Agreed Feinberg, “I think it’s 100 percent a thing of the past. There are too many good gamblers out there now, there are too many syndicates where if they did that, they would get destroyed. I don’t think the opening lines from the sportsbooks are taking into account how they expect the public to bet as much anymore, because they are fearful of the pros coming back and really whacking them if they try to skew their lines too much and try to guess the way the public’s going to bet.”
One more side topic that’s often raised when fading the public comes up: point total over/unders. It’s frequently stated that people love to bet overs. It’s basic psychology; rooting for points is fun.
So if the public is almost always skewing toward the over, the fade-the-public play would be to bet unders.

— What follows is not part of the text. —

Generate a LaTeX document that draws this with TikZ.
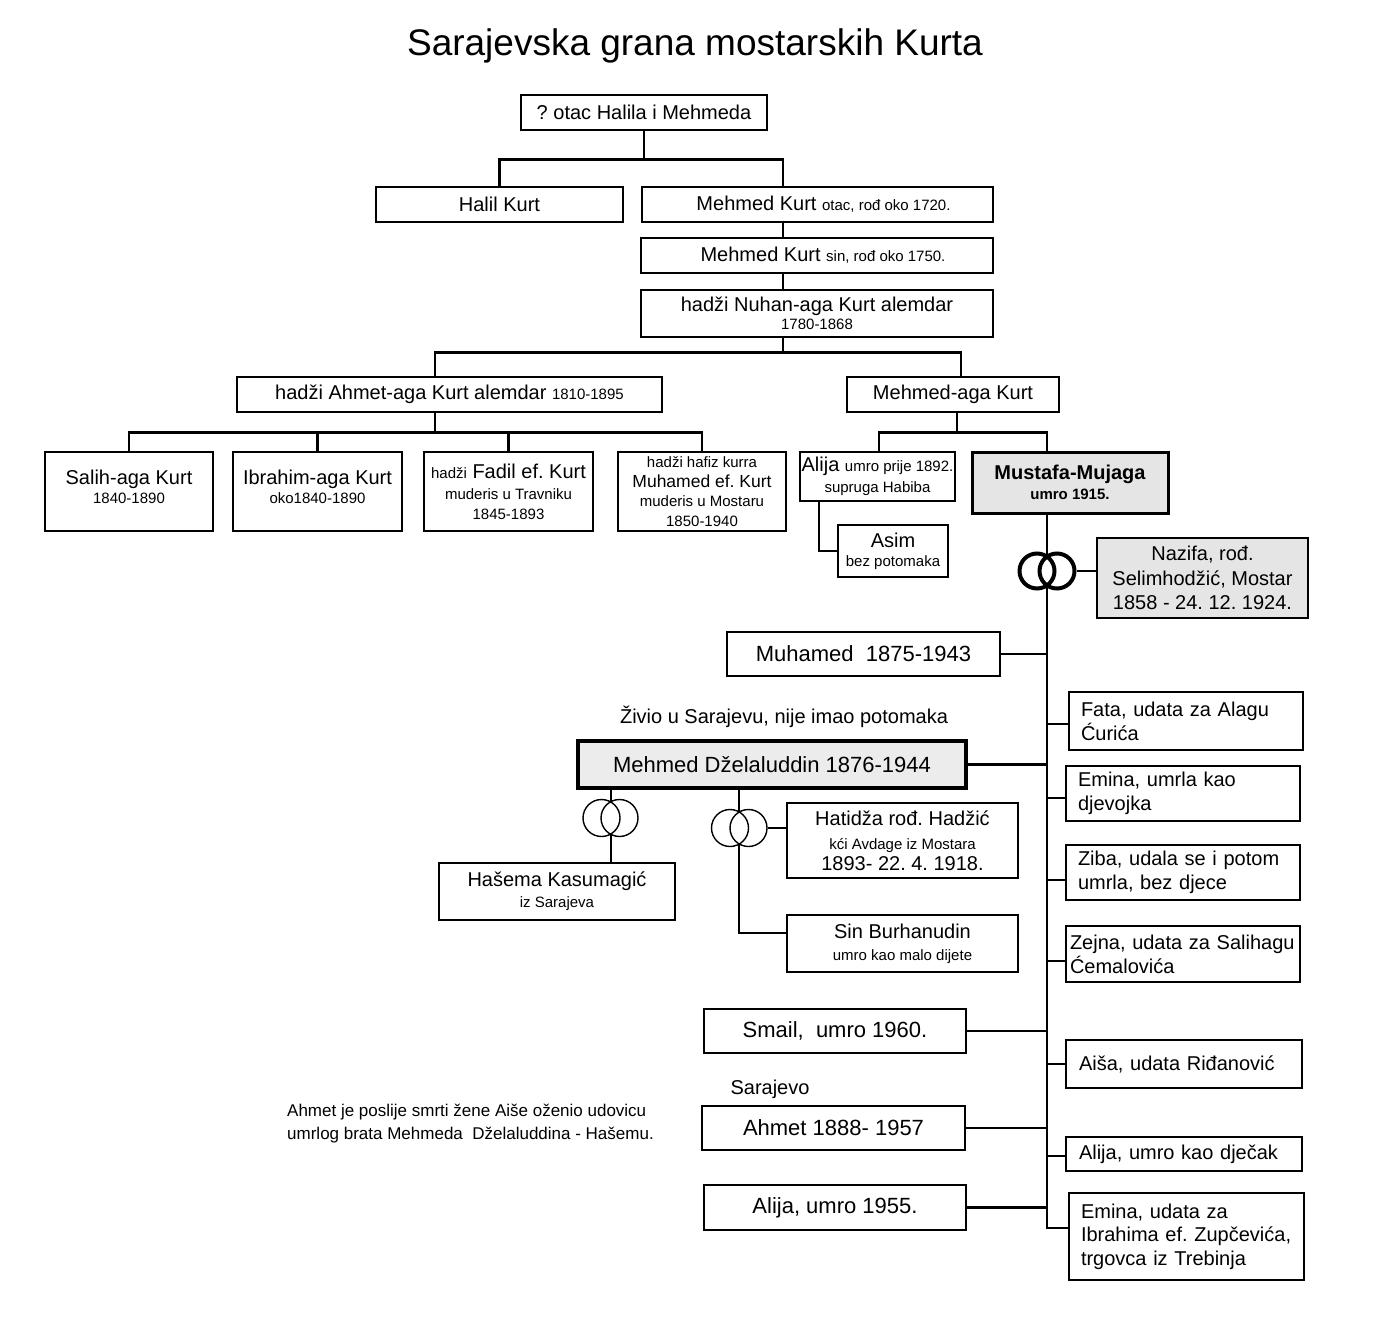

The data, however, illustrates that this doesn’t work, and proves the point that bookmakers would rather set the best possible number than post a number that’s inflated by a point or two to capture public money. In the 2020 NFL season, 50.4% of games went over the point total, 48% went under, and the remaining 1.6% pushed.
“The public does like to bet overs,” Feinberg said, “but if you just blindly bet every under in NFL games, you’d be down money. If you blindly bet over every game, you’d be down money. Same with the NBA.
“You need to win at 52.3 percent to break even. There is no singular, simple, easy rule of betting that gets you there.”